### Problem to solve
Please retype the data in full and exactly; the pictures are not part of the copy.

- - -

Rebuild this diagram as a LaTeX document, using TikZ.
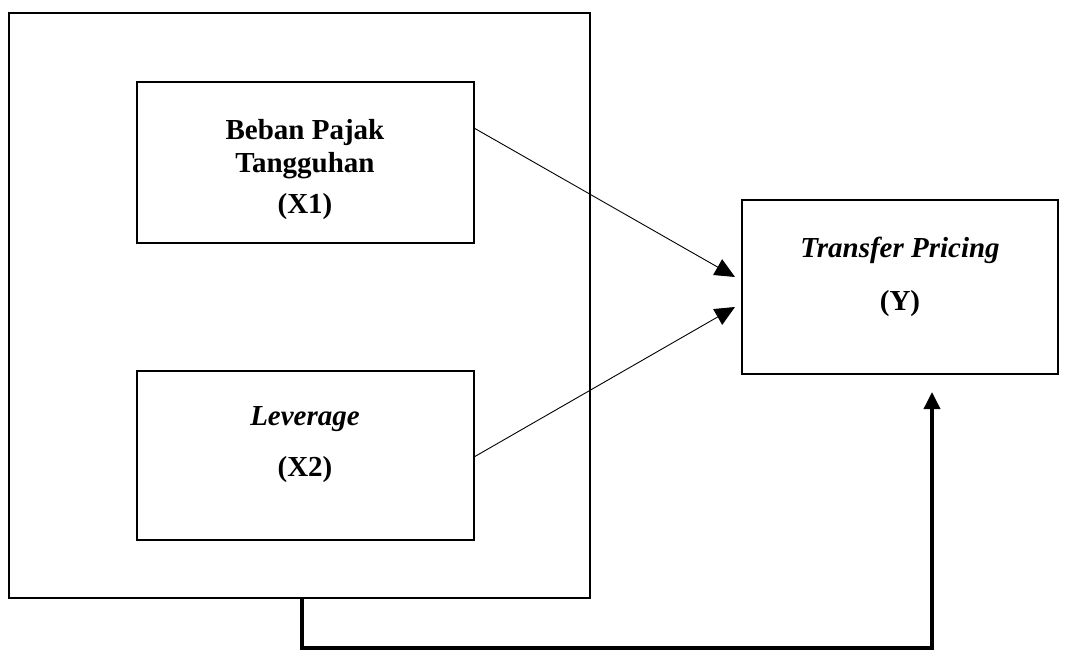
\documentclass[tikz,border=0pt]{standalone}
\usepackage{fontspec}
\setmainfont{Liberation Serif}
\usetikzlibrary{arrows.meta}
\begin{document}
\begin{tikzpicture}[x=1pt,y=-1pt,
  box/.style={draw,line width=1.6pt,inner sep=0pt},
  txt/.style={font=\fontsize{29}{34}\selectfont\bfseries,inner sep=0pt,anchor=base},
  thin/.style={line width=0.9pt,-{Triangle[length=20pt,width=18pt]}},
  thick/.style={line width=3.6pt,-{Triangle[length=17pt,width=16pt]}}]
\useasboundingbox (0,0) rectangle (1068,652);
% outer frame
\node[box,minimum width=581pt,minimum height=585pt] (outer) at (299.5,305.5) {};
% boxes
\node[box,minimum width=337pt,minimum height=161pt] (x1) at (305.5,162.5) {};
\node[box,minimum width=337pt,minimum height=169pt] (x2) at (305.5,455.5) {};
\node[box,minimum width=316pt,minimum height=174pt] (y) at (900,287) {};
% texts
\node[txt] (t1) at (305,140) {Beban Pajak};
\node[txt] (t2) at (305,173) {Tangguhan};
\node[txt] (t3) at (305,214) {(X1)};
\node[txt] (t4) at (305,425) {\itshape Leverage};
\node[txt] (t5) at (305,476) {(X2)};
\node[txt] (t6) at (900,258) {\itshape Transfer Pricing};
\node[txt] (t7) at (900,311) {(Y)};
% arrows
\coordinate (a1) at (474,128);
\coordinate (a2) at (474,457);
\coordinate (e1) at (735,277);
\coordinate (e2) at (735,307);
\draw[thin] (a1) -- (e1);
\draw[thin] (a2) -- (e2);
\coordinate (s) at (302,598);
\coordinate (c1) at (302,648);
\coordinate (c2) at (932,648);
\coordinate (e3) at (932,392);
\draw[thick,line join=miter] (s) -- (c1) -- (c2) -- (e3);
\end{tikzpicture}
\end{document}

- - -

### Task response
Rebuild this diagram as a LaTeX document, using TikZ.
\documentclass[tikz,border=0pt]{standalone}
\usepackage{fontspec}
\setmainfont{Liberation Serif}
\usetikzlibrary{arrows.meta}
\begin{document}
\begin{tikzpicture}[x=1pt,y=-1pt,
  box/.style={draw,line width=1.6pt,inner sep=0pt},
  txt/.style={font=\fontsize{29}{34}\selectfont\bfseries,inner sep=0pt,anchor=base},
  thin/.style={line width=0.9pt,-{Triangle[length=20pt,width=18pt]}},
  thick/.style={line width=3.6pt,-{Triangle[length=17pt,width=16pt]}}]
\useasboundingbox (0,0) rectangle (1068,652);
% outer frame
\node[box,minimum width=581pt,minimum height=585pt] (outer) at (299.5,305.5) {};
% boxes
\node[box,minimum width=337pt,minimum height=161pt] (x1) at (305.5,162.5) {};
\node[box,minimum width=337pt,minimum height=169pt] (x2) at (305.5,455.5) {};
\node[box,minimum width=316pt,minimum height=174pt] (y) at (900,287) {};
% texts
\node[txt] (t1) at (305,140) {Beban Pajak};
\node[txt] (t2) at (305,173) {Tangguhan};
\node[txt] (t3) at (305,214) {(X1)};
\node[txt] (t4) at (305,425) {\itshape Leverage};
\node[txt] (t5) at (305,476) {(X2)};
\node[txt] (t6) at (900,258) {\itshape Transfer Pricing};
\node[txt] (t7) at (900,311) {(Y)};
% arrows
\coordinate (a1) at (474,128);
\coordinate (a2) at (474,457);
\coordinate (e1) at (735,277);
\coordinate (e2) at (735,307);
\draw[thin] (a1) -- (e1);
\draw[thin] (a2) -- (e2);
\coordinate (s) at (302,598);
\coordinate (c1) at (302,648);
\coordinate (c2) at (932,648);
\coordinate (e3) at (932,392);
\draw[thick,line join=miter] (s) -- (c1) -- (c2) -- (e3);
\end{tikzpicture}
\end{document}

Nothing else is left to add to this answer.